** Stated goal **
Bring together all lines of the material below that contain the string "with".

** Dataset extract **
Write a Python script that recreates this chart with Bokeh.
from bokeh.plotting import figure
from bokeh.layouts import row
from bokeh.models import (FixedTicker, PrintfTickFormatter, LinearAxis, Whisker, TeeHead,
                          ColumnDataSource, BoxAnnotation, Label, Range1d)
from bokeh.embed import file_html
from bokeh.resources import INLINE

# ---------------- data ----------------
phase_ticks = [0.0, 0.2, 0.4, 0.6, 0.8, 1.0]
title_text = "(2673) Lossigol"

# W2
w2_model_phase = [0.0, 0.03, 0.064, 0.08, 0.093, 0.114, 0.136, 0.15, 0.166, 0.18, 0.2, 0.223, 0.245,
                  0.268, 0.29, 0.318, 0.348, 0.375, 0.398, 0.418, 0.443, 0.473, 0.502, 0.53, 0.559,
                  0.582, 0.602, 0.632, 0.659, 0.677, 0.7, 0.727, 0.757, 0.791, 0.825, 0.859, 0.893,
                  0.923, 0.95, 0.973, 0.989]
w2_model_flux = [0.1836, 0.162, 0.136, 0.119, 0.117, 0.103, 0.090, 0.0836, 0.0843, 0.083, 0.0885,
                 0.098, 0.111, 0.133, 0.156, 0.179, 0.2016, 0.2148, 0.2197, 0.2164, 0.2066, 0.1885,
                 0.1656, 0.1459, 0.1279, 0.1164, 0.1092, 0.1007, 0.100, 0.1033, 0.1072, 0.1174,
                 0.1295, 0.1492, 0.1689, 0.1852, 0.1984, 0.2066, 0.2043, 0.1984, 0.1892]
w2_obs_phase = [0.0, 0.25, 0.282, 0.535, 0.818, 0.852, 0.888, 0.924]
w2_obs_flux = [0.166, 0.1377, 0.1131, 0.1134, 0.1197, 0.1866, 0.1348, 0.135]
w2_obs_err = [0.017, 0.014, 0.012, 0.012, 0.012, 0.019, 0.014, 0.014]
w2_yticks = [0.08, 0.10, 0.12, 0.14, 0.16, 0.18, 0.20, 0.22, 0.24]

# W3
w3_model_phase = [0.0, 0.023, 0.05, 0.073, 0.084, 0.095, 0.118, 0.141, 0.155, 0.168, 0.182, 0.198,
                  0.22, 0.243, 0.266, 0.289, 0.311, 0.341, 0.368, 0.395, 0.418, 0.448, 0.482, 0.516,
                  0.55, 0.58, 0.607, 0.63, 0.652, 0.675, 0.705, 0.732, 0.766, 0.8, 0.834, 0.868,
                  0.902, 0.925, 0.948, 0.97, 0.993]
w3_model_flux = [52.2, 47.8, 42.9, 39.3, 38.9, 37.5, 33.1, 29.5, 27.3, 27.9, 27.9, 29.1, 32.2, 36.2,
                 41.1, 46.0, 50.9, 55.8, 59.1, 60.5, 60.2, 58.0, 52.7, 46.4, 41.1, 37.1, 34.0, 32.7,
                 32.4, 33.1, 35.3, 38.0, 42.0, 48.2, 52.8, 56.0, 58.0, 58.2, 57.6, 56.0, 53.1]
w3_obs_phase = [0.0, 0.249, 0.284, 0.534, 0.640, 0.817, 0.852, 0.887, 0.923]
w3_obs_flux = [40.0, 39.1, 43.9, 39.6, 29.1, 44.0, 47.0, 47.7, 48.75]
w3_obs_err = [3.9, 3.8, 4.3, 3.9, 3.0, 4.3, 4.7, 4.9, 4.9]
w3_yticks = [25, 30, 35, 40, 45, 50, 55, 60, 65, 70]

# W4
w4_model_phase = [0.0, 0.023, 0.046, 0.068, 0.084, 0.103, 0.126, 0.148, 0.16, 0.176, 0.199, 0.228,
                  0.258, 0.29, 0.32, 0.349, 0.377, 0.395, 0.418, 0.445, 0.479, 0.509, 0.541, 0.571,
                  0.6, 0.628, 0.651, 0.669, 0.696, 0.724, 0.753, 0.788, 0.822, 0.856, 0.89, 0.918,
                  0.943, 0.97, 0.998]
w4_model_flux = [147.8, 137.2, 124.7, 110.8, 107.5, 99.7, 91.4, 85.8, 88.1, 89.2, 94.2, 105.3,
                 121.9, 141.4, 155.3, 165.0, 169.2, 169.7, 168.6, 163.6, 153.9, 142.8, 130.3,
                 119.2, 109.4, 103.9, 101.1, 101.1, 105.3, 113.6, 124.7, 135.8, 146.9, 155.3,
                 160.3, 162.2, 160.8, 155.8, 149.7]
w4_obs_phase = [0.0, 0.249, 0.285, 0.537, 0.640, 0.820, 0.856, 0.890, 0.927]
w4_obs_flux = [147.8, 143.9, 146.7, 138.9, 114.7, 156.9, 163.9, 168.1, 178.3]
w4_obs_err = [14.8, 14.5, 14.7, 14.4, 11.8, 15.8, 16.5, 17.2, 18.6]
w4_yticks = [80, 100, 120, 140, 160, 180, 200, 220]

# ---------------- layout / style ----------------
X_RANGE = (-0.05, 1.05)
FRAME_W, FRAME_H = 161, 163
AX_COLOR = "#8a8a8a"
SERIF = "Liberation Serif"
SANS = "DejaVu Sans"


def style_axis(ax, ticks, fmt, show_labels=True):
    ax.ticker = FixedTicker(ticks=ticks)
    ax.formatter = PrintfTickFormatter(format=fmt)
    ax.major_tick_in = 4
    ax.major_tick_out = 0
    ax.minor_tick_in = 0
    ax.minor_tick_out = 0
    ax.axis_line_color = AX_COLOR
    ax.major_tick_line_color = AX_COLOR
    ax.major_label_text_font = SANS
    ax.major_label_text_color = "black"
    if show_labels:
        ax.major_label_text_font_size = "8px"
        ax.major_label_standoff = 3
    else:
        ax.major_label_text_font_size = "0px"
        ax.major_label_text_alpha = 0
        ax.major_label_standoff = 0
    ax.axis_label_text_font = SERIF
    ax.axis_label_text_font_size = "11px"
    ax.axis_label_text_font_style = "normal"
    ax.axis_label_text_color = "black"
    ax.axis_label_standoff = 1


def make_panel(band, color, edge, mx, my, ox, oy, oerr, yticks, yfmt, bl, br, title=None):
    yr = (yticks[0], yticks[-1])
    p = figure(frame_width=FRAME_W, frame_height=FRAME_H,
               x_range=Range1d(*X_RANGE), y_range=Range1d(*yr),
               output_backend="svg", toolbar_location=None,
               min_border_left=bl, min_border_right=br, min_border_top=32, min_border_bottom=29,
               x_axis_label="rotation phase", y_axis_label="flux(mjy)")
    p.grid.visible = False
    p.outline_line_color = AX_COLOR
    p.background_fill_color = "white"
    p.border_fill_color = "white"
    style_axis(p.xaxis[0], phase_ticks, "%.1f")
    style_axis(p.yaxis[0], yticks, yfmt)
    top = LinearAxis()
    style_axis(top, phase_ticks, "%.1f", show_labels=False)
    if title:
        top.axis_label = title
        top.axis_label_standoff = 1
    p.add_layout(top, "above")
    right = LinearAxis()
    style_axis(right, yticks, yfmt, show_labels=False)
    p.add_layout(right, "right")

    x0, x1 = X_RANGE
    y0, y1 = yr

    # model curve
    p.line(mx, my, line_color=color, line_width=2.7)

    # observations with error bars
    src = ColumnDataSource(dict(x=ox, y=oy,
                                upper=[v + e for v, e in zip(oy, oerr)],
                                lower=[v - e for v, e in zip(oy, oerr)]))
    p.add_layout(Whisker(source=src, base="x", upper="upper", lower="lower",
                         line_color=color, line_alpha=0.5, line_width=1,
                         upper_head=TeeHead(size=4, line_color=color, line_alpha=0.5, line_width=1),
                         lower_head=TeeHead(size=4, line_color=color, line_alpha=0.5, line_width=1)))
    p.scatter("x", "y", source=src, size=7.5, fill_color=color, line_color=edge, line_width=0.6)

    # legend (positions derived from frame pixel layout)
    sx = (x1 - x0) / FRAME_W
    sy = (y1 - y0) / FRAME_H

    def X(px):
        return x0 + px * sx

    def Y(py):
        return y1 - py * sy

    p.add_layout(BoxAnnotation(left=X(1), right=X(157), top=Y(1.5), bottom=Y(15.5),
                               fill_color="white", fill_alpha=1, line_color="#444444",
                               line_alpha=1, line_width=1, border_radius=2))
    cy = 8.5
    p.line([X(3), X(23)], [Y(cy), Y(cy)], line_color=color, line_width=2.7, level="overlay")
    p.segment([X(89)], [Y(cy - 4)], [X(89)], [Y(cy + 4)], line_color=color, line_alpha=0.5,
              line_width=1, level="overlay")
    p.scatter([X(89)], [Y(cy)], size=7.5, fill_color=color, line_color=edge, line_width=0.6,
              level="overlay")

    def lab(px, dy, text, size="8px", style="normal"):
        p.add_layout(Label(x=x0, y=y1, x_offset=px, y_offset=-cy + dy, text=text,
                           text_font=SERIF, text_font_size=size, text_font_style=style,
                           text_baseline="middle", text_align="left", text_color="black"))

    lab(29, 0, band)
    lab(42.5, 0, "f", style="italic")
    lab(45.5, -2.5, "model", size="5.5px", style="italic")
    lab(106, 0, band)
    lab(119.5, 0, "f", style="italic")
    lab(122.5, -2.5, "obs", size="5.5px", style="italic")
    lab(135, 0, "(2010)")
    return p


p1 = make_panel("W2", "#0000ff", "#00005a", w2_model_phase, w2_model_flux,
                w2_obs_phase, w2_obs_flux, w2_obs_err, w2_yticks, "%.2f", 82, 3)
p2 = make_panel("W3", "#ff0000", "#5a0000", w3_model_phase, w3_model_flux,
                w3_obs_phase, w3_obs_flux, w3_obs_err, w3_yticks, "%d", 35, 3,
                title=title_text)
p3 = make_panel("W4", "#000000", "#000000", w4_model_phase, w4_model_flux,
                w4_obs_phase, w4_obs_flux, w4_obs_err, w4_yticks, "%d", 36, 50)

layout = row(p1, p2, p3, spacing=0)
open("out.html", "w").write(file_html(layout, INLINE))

** Task answer **
Write a Python script that recreates this chart with Bokeh.
    # observations with error bars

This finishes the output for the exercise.